To avoid an explosion of complexity I do some assumptions, that while still maintaining the core of the problem minimize the complexity of the problem. In particular, I assume that

Maths

Let’s start by defining the distribution of cars’ lifetimes. According to this paper, the expected lifetime of a car is given by a Weibull distribution

\[f(x; \lambda, k) = \begin{cases} {\frac {k}{\lambda }}\left({\frac {x}{\lambda }}\right)^{k-1}e^{-(x/\lambda )^{k}},&x\geq 0,\\ 0,&x<0 \end{cases}\]

with parameters around $\lambda = 12$ and $k = 2$. The distribution looks like

fig. 1

The above distribution works for a car when we don’t have further information, but how does this distribution change if we already know that a car has $T$ years? If we observe a car that’s $T$ years old the new distribution is

\[f(x | X>T) = \frac{g(x)}{1 - F(T)}\]

where $g(x) = f(x)$ for $x>T$ and $0$ everywhere else, and $F(x)$ is the cumulative distribution. So to update the distribution after having observed a car that’s $T$ years old we just have to truncate the distribution and normalize it.

With this updated distribution we can compute the new expected lifetime. This is, which is the expected lifetime of a car after having observed it has lived for $T$ years

\[\langle x \rangle_T = \int_T^\infty x f(x | X>T) dx\]

The following plot show $\langle x \rangle_T$ as a function of $T$. The dashed line is the identity, and it shows how $\langle x \rangle_T$ approaches asymptotically to it.

fig. 2

With this information we can compute the expected remaining lifetime of the car, aka its utility, as

\[U(T) = \langle x \rangle_T - T\]

This means that if we buy a car that’s $10$ years old, and we know its expected lifetime is $15$, then we could use the car for $5$ years, so the utility of the car is $5$ years.

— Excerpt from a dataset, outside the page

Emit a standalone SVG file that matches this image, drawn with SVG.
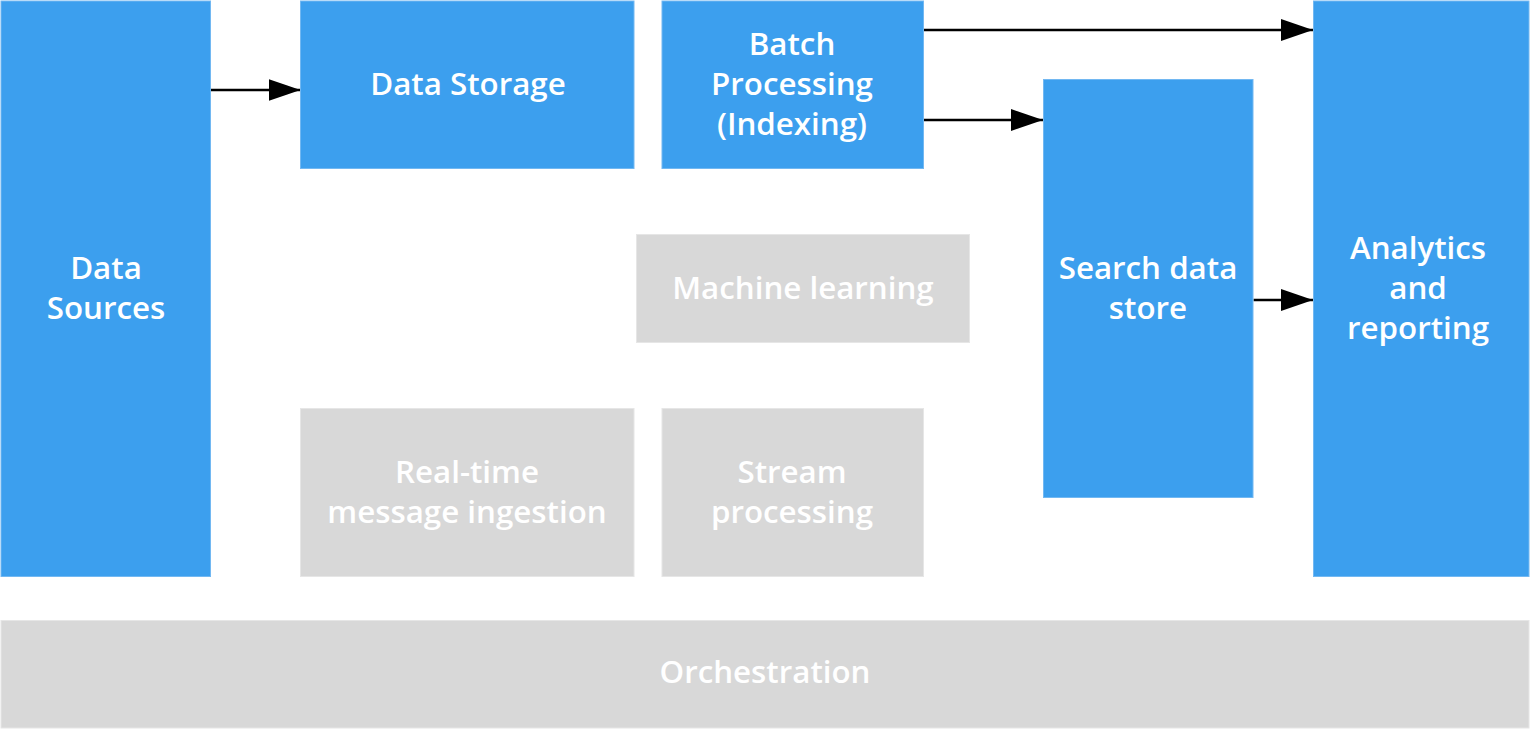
<svg xmlns="http://www.w3.org/2000/svg" width="1530" height="729" viewBox="0 0 1530 729">
<style>
.b{fill:#3c9fee;stroke:#72b8f2;stroke-width:1}
.g{fill:#d8d8d8;stroke:#e6e6e6;stroke-width:1}
text{font-family:"Open Sans","Noto Sans","Liberation Sans",sans-serif;font-size:31.3px;font-weight:600;fill:#ffffff;text-anchor:middle}
.c{stroke:#000;stroke-width:2.5;fill:none;marker-end:url(#ah)}
</style>
<defs>
<marker id="ah" markerUnits="userSpaceOnUse" markerWidth="32" markerHeight="22" refX="32" refY="11" orient="auto">
<path d="M0,0 L32,11 L0,22 Z" fill="#000"/>
</marker>
</defs>
<rect width="1530" height="729" fill="#fff"/>
<g id="connectors">
<path class="c" d="M210.5,90 H300.5"/>
<path class="c" d="M923.5,30 H1313"/>
<path class="c" d="M923.5,120 H1043"/>
<path class="c" d="M1253.5,300 H1313"/>
</g>
<g id="data-sources"><rect class="b" x="1" y="1" width="209.5" height="575.5"/><text x="106" y="279">Data</text><text x="106" y="319">Sources</text></g>
<g id="data-storage"><rect class="b" x="300.5" y="1" width="333.5" height="167.5"/><text x="468" y="95">Data Storage</text></g>
<g id="batch-processing"><rect class="b" x="662" y="1" width="261.5" height="167.5"/><text x="792" y="55">Batch</text><text x="792" y="95">Processing</text><text x="792" y="135">(Indexing)</text></g>
<g id="machine-learning"><rect class="g" x="636.5" y="234.5" width="333" height="108"/><text x="803" y="299">Machine learning</text></g>
<g id="real-time"><rect class="g" x="300.5" y="408.5" width="333.5" height="168"/><text x="467" y="483">Real-time</text><text x="467" y="523">message ingestion</text></g>
<g id="stream-processing"><rect class="g" x="662" y="408.5" width="261.5" height="168"/><text x="792" y="483">Stream</text><text x="792" y="523">processing</text></g>
<g id="search-data-store"><rect class="b" x="1043.5" y="79.5" width="209.5" height="418"/><text x="1148" y="279">Search data</text><text x="1148" y="319">store</text></g>
<g id="analytics"><rect class="b" x="1313.5" y="1" width="215.5" height="575.5"/><text x="1418" y="259">Analytics</text><text x="1418" y="299">and</text><text x="1418" y="339">reporting</text></g>
<g id="orchestration"><rect class="g" x="1" y="620.5" width="1528" height="107.5"/><text x="765" y="683">Orchestration</text></g>
</svg>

On the other hand, we also know that the price of a car decreases with time. According to Schibsted (one of the biggest marketplaces in the world, with a ton of cars data), the price of a car can be modelled as $c(t) = c_0 \exp \left(-\alpha t\right)$. However, this model has a problem because $\lim_{t \to \infty} c(t) = 0$ , so if we wait long enough, the price of a car is going to drop to $0$, and it doesn’t make sense since no one is giving cars for free. Also, there’s an associated cost of changing cars such as paperwork and lost time. I’ll introduce a minimum price $c_\infty$ as

\[c(t) = c_0 \exp(-\alpha t) + c_\infty\]

And finally, I can write down the total cost of cars for the rest of my life as

\[\text{total cost}(t) = \frac{N}{U(t)} c(t)\]

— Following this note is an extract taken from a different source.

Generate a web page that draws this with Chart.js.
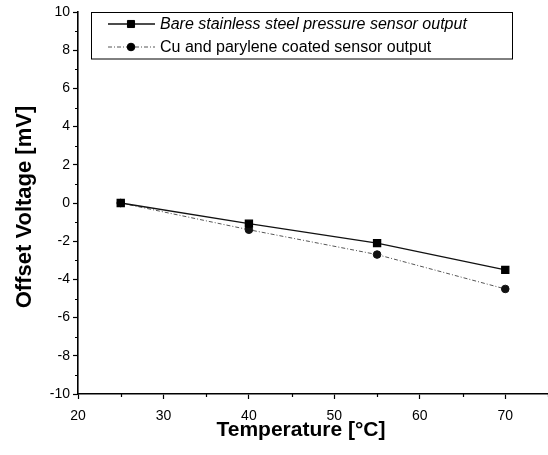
<!DOCTYPE html>
<html>
<head>
<meta charset="utf-8">
<script src="https://cdn.jsdelivr.net/npm/chart.js@4.4.1/dist/chart.umd.min.js"></script>
<style>
  html, body { margin: 0; padding: 0; background: #fff; }
  #wrap { width: 548px; height: 455px; }
</style>
</head>
<body>
<div id="wrap"><canvas id="chart"></canvas></div>
<script>
// Data
const temps = [25, 40, 55, 70];
const bareOffset = [0, -1.08, -2.1, -3.5];
const coatedOffset = [0, -1.4, -2.7, -4.5];
const xTicks = [20, 30, 40, 50, 60, 70];
const xMinor = [25, 35, 45, 55, 65, 75];
const yMinor = [-9, -7, -5, -3, -1, 1, 3, 5, 7, 9];

const seriesLabels = [
    'Bare stainless steel pressure sensor output',
    'Cu and parylene coated sensor output'
];

// Minor ticks, axis titles and the boxed legend inside the plot
const extras = {
    id: 'extras',
    afterDraw(chart) {
        const ctx = chart.ctx;
        const xs = chart.scales.x, ys = chart.scales.y;
        const area = chart.chartArea;
        ctx.save();
        ctx.strokeStyle = '#000';
        ctx.lineWidth = 1.2;
        ctx.beginPath();
        xMinor.forEach((v) => {
            let px = Math.round(xs.getPixelForValue(v)) + 0.5;
            ctx.moveTo(px, area.bottom);
            ctx.lineTo(px, area.bottom + 3);
        });
        yMinor.forEach((v) => {
            let py = Math.round(ys.getPixelForValue(v)) + 0.5;
            ctx.moveTo(area.left, py);
            ctx.lineTo(area.left - 3, py);
        });
        ctx.stroke();

        // Axis titles
        ctx.fillStyle = '#000';
        ctx.textAlign = 'center';
        ctx.textBaseline = 'middle';
        ctx.font = 'bold 21px "Liberation Sans", Arial, sans-serif';
        ctx.fillText('Temperature [\u00B0C]', 301, 430);
        ctx.save();
        ctx.translate(25, 207);
        ctx.rotate(-Math.PI / 2);
        ctx.font = 'bold 22px "Liberation Sans", Arial, sans-serif';
        ctx.fillText('Offset Voltage [mV]', 0, 0);
        ctx.restore();

        // Legend box
        ctx.lineWidth = 1;
        ctx.strokeRect(91.5, 12.5, 421, 46.5);
        const rows = [24, 47];
        chart.data.datasets.forEach((ds, i) => {
            let y = rows[i];
            ctx.save();
            ctx.strokeStyle = ds.borderColor;
            ctx.lineWidth = ds.borderWidth;
            ctx.setLineDash(ds.borderDash || []);
            ctx.beginPath();
            ctx.moveTo(108, y);
            ctx.lineTo(155, y);
            ctx.stroke();
            ctx.restore();
            Chart.helpers.drawPoint(ctx, {
                pointStyle: ds.pointStyle,
                radius: ds.pointRadius,
                borderWidth: 1
            }, 131, y);
            ctx.fillStyle = '#000';
            ctx.textAlign = 'left';
            ctx.font = (i == 0 ? 'italic ' : '') + '16px "Liberation Sans", Arial, sans-serif';
            ctx.fillText(seriesLabels[i], 160, y + 1);
        });
        ctx.restore();
    }
};

const cfg = {
    type: 'line',
    data: {
        datasets: [
            {
                label: seriesLabels[0],
                data: temps.map((t, i) => ({ x: t, y: bareOffset[i] })),
                borderColor: '#111',
                backgroundColor: '#111',
                borderWidth: 1.3,
                pointStyle: 'rect',
                pointRadius: 5,
                pointBackgroundColor: '#000',
                pointBorderColor: '#000',
                tension: 0
            },
            {
                label: seriesLabels[1],
                data: temps.map((t, i) => ({ x: t, y: coatedOffset[i] })),
                borderColor: '#555',
                backgroundColor: '#111',
                borderWidth: 1,
                borderDash: [4, 2, 1, 2],
                pointStyle: 'circle',
                pointRadius: 3.8,
                pointBackgroundColor: '#111',
                pointBorderColor: '#111',
                tension: 0
            }
        ]
    },
    options: {
        responsive: true,
        maintainAspectRatio: false,
        animation: false,
        layout: {
            autoPadding: false,
            padding: { top: 12, right: 0, left: 0, bottom: 0 }
        },
        plugins: {
            legend: { display: false },
            tooltip: { enabled: false }
        },
        scales: {
            x: {
                type: 'linear',
                min: 20,
                max: 75,
                afterBuildTicks: (scale) => {
                    scale.ticks = xTicks.map((v) => ({ value: v }));
                },
                afterFit: (scale) => {
                    scale.height = 61;
                    scale.paddingRight = 0;
                },
                grid: {
                    drawOnChartArea: false,
                    drawTicks: true,
                    tickLength: 5,
                    tickColor: '#000',
                    tickWidth: 1.2
                },
                border: { display: true, color: '#000', width: 1.6 },
                ticks: {
                    color: '#000',
                    padding: 9,
                    maxRotation: 0,
                    font: { family: '"Liberation Sans", Arial, sans-serif', size: 14 }
                }
            },
            y: {
                type: 'linear',
                min: -10,
                max: 10,
                afterFit: (scale) => { scale.width = 78; },
                grid: {
                    drawOnChartArea: false,
                    drawTicks: true,
                    tickLength: 5,
                    tickColor: '#000',
                    tickWidth: 1.2
                },
                border: { display: true, color: '#000', width: 1.6 },
                ticks: {
                    stepSize: 2,
                    color: '#000',
                    padding: 3,
                    font: { family: '"Liberation Sans", Arial, sans-serif', size: 14 }
                }
            }
        }
    },
    plugins: [extras]
};

document.addEventListener('DOMContentLoaded', () => {
    new Chart(document.getElementById('chart'), cfg);
});
</script>
</body>
</html>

where $\frac{N}{U(t)}$ is the total number of cars I’ll have to buy, and $c(t)$ is the cost associated with the purchase of each car. Now, since I want to spend as little as possible on cars, I’m interested in solving the equation

\[t^* = \text{argmin}_{t} \; \text{total cost}(t)\]

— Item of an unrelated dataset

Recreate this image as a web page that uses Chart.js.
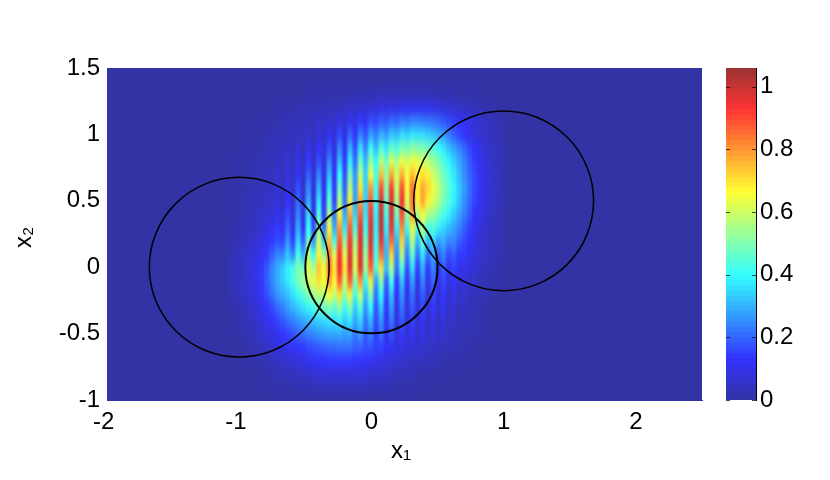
<!DOCTYPE html>
<html>
<head>
<meta charset="utf-8">
<script src="https://cdn.jsdelivr.net/npm/chart.js@4"></script>
<style>
html,body{margin:0;padding:0;background:#fff;}
#wrap{position:relative;width:830px;height:480px;overflow:hidden;}
#wrap canvas{position:absolute;left:0;top:0;}
#heat_box{position:absolute;left:107px;top:68px;width:595px;height:332px;overflow:hidden;background:#3333a5;}
#heat{filter:url(#soft);}
</style>
</head>
<body>
<svg width="0" height="0" style="position:absolute"><filter id="soft" x="0" y="0" width="100%" height="100%" color-interpolation-filters="sRGB"><feGaussianBlur stdDeviation="1.1 5"/></filter></svg>
<div id="wrap">
  <div id="heat_box"><canvas id="heat" width="595" height="332"></canvas></div>
  <canvas id="axes" width="830" height="480"></canvas>
  <canvas id="bar" width="830" height="480"></canvas>
</div>
<script>
// cell centres, x1 follows the fringes: peak, trough, peak, ...
var cell_x = [-1.022,-0.983,-0.943,-0.904,-0.864,-0.825,-0.786,-0.747,-0.707,-0.668,-0.628,-0.589,-0.550,-0.511,-0.472,-0.432,-0.393,-0.354,-0.314,-0.275,-0.236,-0.196,-0.157,-0.118,-0.079,-0.039,0,
  0.039,0.079,0.118,0.157,0.196,0.236,0.275,0.314,0.354,0.393,0.432,0.472,0.511,0.550,0.589,0.628,0.668,0.707,0.747,0.786,0.825,0.864,0.904,0.943];
var cell_y = [1.3,1.2,1.1,1,0.9,0.8,0.7,0.6,0.5,0.4,0.3,0.2,0.1,0,-0.1,-0.2,-0.3,-0.4,-0.5,-0.6,-0.7,-0.8,-0.9];
// intensity x 100, one row per cell_y
var peak_rows = [
[0,0,0,0,0,0,0,1,1,1,1,2,2,2,3,3,3,3,3,3,2,2,1,1,0,0],
[0,0,0,0,1,1,2,3,3,4,5,6,7,8,9,10,11,11,11,10,8,6,5,4,2,1],
[0,0,1,1,2,3,3,4,6,7,9,11,14,17,19,21,23,24,23,22,18,15,11,8,5,3],
[0,1,1,2,3,3,5,6,8,12,16,20,24,28,30,33,36,37,36,32,27,19,13,8,5,3],
[0,1,1,3,5,6,7,10,13,17,24,30,36,41,44,47,50,52,50,45,37,28,20,13,7,4],
[1,1,3,3,5,7,10,14,17,24,31,38,47,53,58,62,64,65,62,54,44,34,24,14,8,4],
[1,1,3,4,6,8,13,19,24,31,40,49,58,66,75,78,77,75,70,60,48,37,25,16,9,5],
[1,2,3,5,7,11,17,24,30,38,48,58,70,80,90,92,90,85,78,64,51,39,27,16,9,5],
[1,3,4,5,8,13,20,29,37,46,56,68,78,88,97,98,95,85,78,62,49,38,25,15,8,4],
[1,2,4,7,11,16,24,35,44,55,67,78,88,93,100,98,90,78,66,53,42,33,23,13,7,3],
[1,3,5,9,14,20,29,40,51,66,80,88,95,97,100,95,82,68,57,44,35,28,19,11,6,3],
[2,4,7,11,17,26,35,47,60,75,88,93,97,97,95,85,72,57,46,35,29,24,16,10,5,3],
[3,6,9,14,24,32,43,56,68,83,93,97,97,93,85,72,57,46,37,29,24,19,14,8,5,3],
[3,6,10,18,29,38,50,62,74,85,95,97,97,88,70,56,44,35,29,24,19,15,10,7,4,2],
[3,6,10,19,29,37,48,60,70,80,88,88,80,68,51,42,32,27,24,20,16,13,9,6,3,1],
[3,5,9,17,26,32,41,50,58,66,70,68,60,51,40,32,26,22,19,16,14,10,7,4,3,1],
[1,4,8,13,20,27,33,39,45,50,52,50,44,39,32,27,22,18,16,14,12,8,5,3,1,0],
[1,3,6,10,15,21,26,30,34,37,38,37,34,30,26,22,18,15,13,10,8,6,4,3,1,0],
[0,2,4,8,11,15,19,23,26,28,29,28,27,24,21,17,14,12,9,8,7,5,3,2,1,0],
[0,1,3,5,8,11,13,16,18,20,21,21,19,17,15,12,9,8,7,5,4,3,2,1,0,0],
[0,0,1,3,5,6,8,11,13,14,14,14,13,12,9,8,6,4,4,3,2,1,1,0,0,0],
[0,0,0,1,3,4,4,6,7,8,8,8,7,6,6,4,3,3,1,1,0,0,0,0,0,0],
[0,0,0,0,1,1,2,2,3,3,3,3,3,2,2,2,1,1,0,0,0,0,0,0,0,0]
];
var trough_rows = [
[0,0,0,0,0,0,0,1,1,1,1,2,2,2,3,3,3,3,3,2,2,1,1,0,0],
[0,0,0,0,1,1,2,2,3,3,4,5,6,7,8,9,10,11,10,9,7,5,4,3,1],
[0,0,1,1,2,2,3,3,4,5,7,9,12,16,18,20,22,24,22,20,16,13,9,6,4],
[0,1,1,2,2,3,3,4,5,7,9,13,18,23,27,31,34,36,34,30,23,16,10,6,4],
[0,1,1,2,3,3,3,5,7,9,12,17,24,31,37,43,47,50,47,41,32,24,16,10,5],
[1,1,2,3,3,4,5,6,8,10,14,21,31,40,48,55,60,63,58,49,39,29,19,11,6],
[1,1,2,3,4,4,5,7,9,12,17,26,34,42,52,60,65,68,68,55,43,31,20,12,7],
[1,2,3,4,4,5,6,8,10,14,19,27,34,42,50,58,65,68,72,58,45,33,21,12,7],
[1,3,4,5,5,6,7,9,12,15,22,28,34,40,47,55,62,68,68,56,44,32,20,11,6],
[1,3,5,7,7,7,9,12,15,22,28,34,37,38,42,47,52,55,55,48,38,28,18,10,5],
[2,4,6,11,11,10,12,17,22,29,37,42,40,38,38,38,40,42,42,38,31,24,15,8,4],
[3,5,9,14,15,15,19,26,34,42,52,53,47,40,33,30,30,30,30,27,24,19,13,7,4],
[4,7,11,19,24,24,30,41,52,62,62,60,52,42,30,25,23,22,21,19,16,14,10,6,4],
[4,8,14,24,33,42,47,55,65,70,70,62,55,45,32,22,17,15,14,13,11,10,8,5,3],
[4,8,14,24,33,43,54,63,65,67,60,50,40,27,19,14,12,11,10,9,8,6,4,2,1],
[4,7,13,21,29,36,45,54,58,58,52,42,32,22,16,12,10,9,8,7,6,4,3,2,1],
[2,6,10,16,23,30,36,42,47,45,40,33,26,18,13,10,8,7,6,6,5,3,2,1,0],
[2,4,8,12,18,23,28,32,35,36,33,28,22,16,11,8,7,6,5,5,3,2,2,1,0],
[1,3,6,9,13,17,21,24,27,28,27,22,18,14,10,7,6,5,5,4,3,2,1,1,0],
[0,2,4,6,9,12,14,17,19,20,21,19,17,15,12,9,7,6,4,3,3,2,1,0,0],
[0,1,2,4,5,7,9,12,13,14,14,13,12,10,8,6,4,4,3,2,1,1,0,0,0],
[0,0,0,2,3,4,5,6,7,8,8,8,7,6,5,3,3,1,1,0,0,0,0,0,0],
[0,0,0,0,1,1,2,2,3,3,3,3,3,2,2,1,1,0,0,0,0,0,0,0,0]
];
// faint rim just outside the grid on either side
var rim_left_x = -1.061;
var rim_right_x = 0.983;
var rim_left = [0,0,0,0,0,0,0,1,1,1,1,1,2,2,2,2,1,0,0,0,0,0,0];
var rim_right = [0,0,2,2,3,3,3,3,3,2,2,2,2,1,1,0,0,0,0,0,0,0,0];
var circle_x = [-1, 0, 1];
var circle_y = [0, 0, 0.5];
var circle_r = [0.68, 0.5, 0.68];
var circle_w = [1.5, 2, 1.5];
var x_ticks = [-2, -1, 0, 1, 2];
var colorbar_top = [0.017,0.033,0.050,0.066,0.083,0.099,0.116,0.133,0.149,0.166,0.182,0.199,0.215,0.232,0.248,0.265,0.282,0.298,0.315,0.331,0.348,0.364,0.381,0.398,0.414,0.431,0.447,0.464,0.480,0.497,0.513,0.530,0.547,0.563,0.580,0.596,0.613,0.629,0.646,0.663,0.679,0.696,0.712,0.729,0.745,0.762,0.778,0.795,0.812,0.828,0.845,0.861,0.878,0.894,0.911,0.928,0.944,0.961,0.977,0.994,1.010,1.027,1.043,1.06];
var c_max = 1.06;

// jet, faded 20% towards white like the original
var jet_pos = [0, 0.125, 0.375, 0.625, 0.875, 1];
var jet_rgb = [[0,0,143],[0,0,255],[0,255,255],[255,255,0],[255,0,0],[128,0,0]];
function jet(v){
    var f = Math.min(1, Math.max(0, v / c_max));
    var i = 0;
    while(i < jet_pos.length - 2 && f > jet_pos[i + 1]){ i++; }
    var t = (f - jet_pos[i]) / (jet_pos[i + 1] - jet_pos[i]);
    var c = [0, 1, 2].map(function(n){
        return Math.round((jet_rgb[i][n] + (jet_rgb[i + 1][n] - jet_rgb[i][n]) * t) * 0.8 + 51);
    });
    return 'rgb(' + c.join(',') + ')';
}
function plain_tick(v){
    return String(Number(v.toFixed(1)));
}
// keep the plot area where it is, whatever the tick labels measure
function no_pad(s){
    s.paddingTop = 0; s.paddingBottom = 0; s.paddingLeft = 0; s.paddingRight = 0;
}

Chart.defaults.font.family = "'Liberation Sans', Arial, sans-serif";
Chart.defaults.animation = false;
Chart.defaults.responsive = false;
Chart.defaults.plugins.legend.display = false;
Chart.defaults.plugins.tooltip.enabled = false;

var half_row = 0.052;
var all_x = [rim_left_x].concat(cell_x, [rim_right_x]);
var heat_sets = cell_y.map(function(y, r){
    var row_values = cell_x.map(function(x, c){
        return c % 2 === 0 ? peak_rows[r][c / 2] : trough_rows[r][(c - 1) / 2];
    });
    return {
        data: all_x.map(function(x){ return {x: x, y: [y - half_row, y + half_row]}; }),
        backgroundColor: [rim_left[r]].concat(row_values, [rim_right[r]]).map(function(v){ return jet(v / 100); }),
        borderWidth: 0,
        barThickness: 6,
        grouped: false
    };
});
new Chart(document.getElementById('heat'), {
    type: 'bar',
    data: {datasets: heat_sets},
    options: {
        layout: {padding: 0},
        scales: {
            x: {type: 'linear', min: -2, max: 2.5, offset: false, display: false},
            y: {type: 'linear', min: -1, max: 1.5, display: false}
        }
    }
});

// with showLine on, chart.js only pads the plot by the first and last point, so both ends get an empty point
var circle_points = circle_x.map(function(x, i){ return {x: x, y: circle_y[i]}; });
var empty_point = {x: null, y: null};
new Chart(document.getElementById('axes'), {
    type: 'scatter',
    data: {datasets: [{
        data: [empty_point].concat(circle_points, [empty_point]),
        showLine: true,
        borderWidth: 0,
        pointStyle: 'circle',
        pointRadius: [0].concat(circle_r.map(function(r){ return r * 595 / 4.5; }), [0]),
        pointBackgroundColor: 'rgba(0,0,0,0)',
        pointBorderColor: '#000',
        pointBorderWidth: [0].concat(circle_w, [0])
    }]},
    options: {
        layout: {padding: {top: 68, right: 128}},
        scales: {
            x: {
                min: -2, max: 2.5,
                afterFit: function(s){ s.height = 80; no_pad(s); },
                afterBuildTicks: function(s){ s.ticks = x_ticks.map(function(v){ return {value: v}; }); },
                grid: {display: false, drawTicks: false},
                border: {display: true, color: '#3333a5', width: 1, dash: [3, 2]},
                ticks: {
                    color: '#000', padding: 8, maxRotation: 0, font: {size: 24},
                    callback: function(v){ return v < 0 ? v + '\u00a0' : String(v); }
                },
                title: {display: true, text: 'x\u2081\u00a0', color: '#000', font: {size: 24}, padding: {top: 0, bottom: 14}}
            },
            y: {
                min: -1, max: 1.5,
                afterFit: function(s){ s.width = 107; no_pad(s); },
                grid: {display: false, drawTicks: false},
                border: {display: false},
                ticks: {color: '#000', padding: 7, stepSize: 0.5, font: {size: 24}, callback: plain_tick},
                title: {display: true, text: 'x\u2082\u00a0', color: '#000', font: {size: 24}, padding: {top: 10, bottom: 0}}
            }
        }
    }
});

// short inner tick marks on both sides of the colorbar
var inner_ticks = {
    id: 'inner_ticks',
    afterDraw: function(chart){
        var s = chart.scales.y, a = chart.chartArea, g = chart.ctx;
        g.save();
        g.strokeStyle = 'rgba(0,0,0,0.7)';
        g.lineWidth = 1;
        s.ticks.forEach(function(t){
            var y = Math.round(s.getPixelForValue(t.value)) + 0.5;
            g.beginPath();
            g.moveTo(a.left, y); g.lineTo(a.left + 4, y);
            g.moveTo(a.right - 4, y); g.lineTo(a.right, y);
            g.stroke();
        });
        g.restore();
    }
};
new Chart(document.getElementById('bar'), {
    type: 'bar',
    data: {
        labels: ['c'],
        datasets: colorbar_top.map(function(top){
            return {data: [top], backgroundColor: jet(top - 0.008), borderWidth: 0, grouped: false, barPercentage: 1, categoryPercentage: 1};
        })
    },
    options: {
        layout: {padding: {top: 68, left: 726, bottom: 80}},
        scales: {
            x: {display: false},
            y: {
                position: 'right',
                min: 0, max: c_max,
                afterFit: function(s){ s.width = 74; no_pad(s); },
                grid: {display: false, drawTicks: false},
                border: {display: true, color: '#000', width: 1},
                ticks: {color: '#000', padding: 4, stepSize: 0.2, includeBounds: false, font: {size: 24}, callback: plain_tick}
            }
        }
    },
    plugins: [inner_ticks]
});
</script>
</body>
</html>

In other words, I’m interested in finding the age of the cars I have to buy to minimize the total cost of cars. In the following plot you can see $\text{total cost(t)}$ for the values of $\lambda=12$, $k=2$, $N=60$, $\alpha = \frac{\log_2(2)}{2}$ , $c_0 = 20000$, and $c_\infty=1000$.

fig. 3

The optimal value for this set of parameters is

\[t^* = 13.81\]

So the best option is to buy cars that are $13.81$ years old. Notice also that buying new cars, $T=0$, is always the worse option.

Also, notice that the value of $c_\infty$ acts as a regularizer, otherwise the optimal solution would be to buy cars with high $T$ (aka old cars) such that $c(T) \approx 0$ . Then $U(T) \approx 0$ , so the cars would be useful for a small amount of time, but since buying old cars doesn’t have an associated cost there’s no problem. So basically we could spend all our live changing cars every day without any associated cost, and of course, this is not how the world works.

Conclusions

In this post I’ve shown how can we leverage the extra information we get from knowing that a car has survived a certain amount of time. In other words, when buying a used car you’re also buying information about the durability of the car.

Of course, the results in this post come from a simplified model, and the parameters I’ve chosen maybe are not the most real ones. However, I think it represents reality accurately enough and the overall idea still holds. So my recommendation is to stop buying new cars and start buying used cars!


  1. Now you understand why I don’t have a lot of friends that still want to talk with me.